Back to Glossary
Batch processing is a data processing method where data is collected over a period of time and processed together as a group, rather than being processed immediately as it arrives. It is one of the oldest and most widely used approaches in data analytics and BI.
In batch processing, jobs typically run on a schedule, hourly, daily, or weekly. For example:
Daily sales aggregation
Nightly data warehouse refresh
Weekly financial reporting
Monthly billing calculations
Batch processing is commonly used in ETL and ELT pipelines. Data is extracted from source systems, transformed in bulk, and loaded into a data warehouse.
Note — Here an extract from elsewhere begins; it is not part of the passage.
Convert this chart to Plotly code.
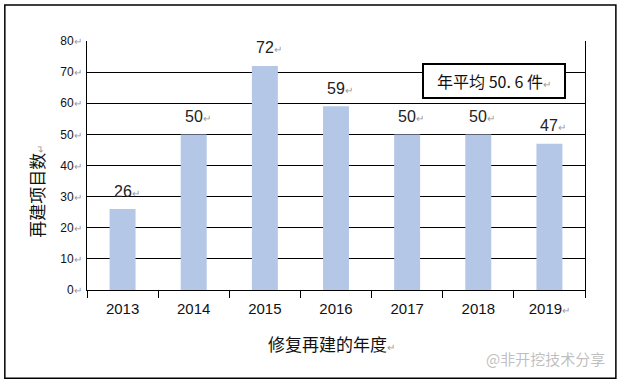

Tools like Airflow, dbt, Fivetran, and custom SQL jobs rely heavily on batch workflows.
The main advantages of batch processing are:
Simplicity
Cost efficiency
Predictable workloads
Easier error handling
Suitable for large historical datasets
Because batch jobs run at fixed times, they can take advantage of lower-cost compute resources and avoid constant processing overhead.
However, batch processing has limitations:
Data is not real-time
Insights can be delayed
Errors may go unnoticed until the next run
Not suitable for time-sensitive use cases
This is why batch processing is often contrasted with stream processing, which handles data in real time. In practice, most organizations use a hybrid approach: batch for core reporting and streaming for critical operational metrics.
From a BI standpoint, batch processing works well for dashboards that don’t require minute-level freshness, such as finance, strategy, or executive reporting.
Batch processing remains foundational in analytics because it balances reliability, scalability, and cost. Even as real-time systems grow, batch workflows continue to power the majority of BI use cases.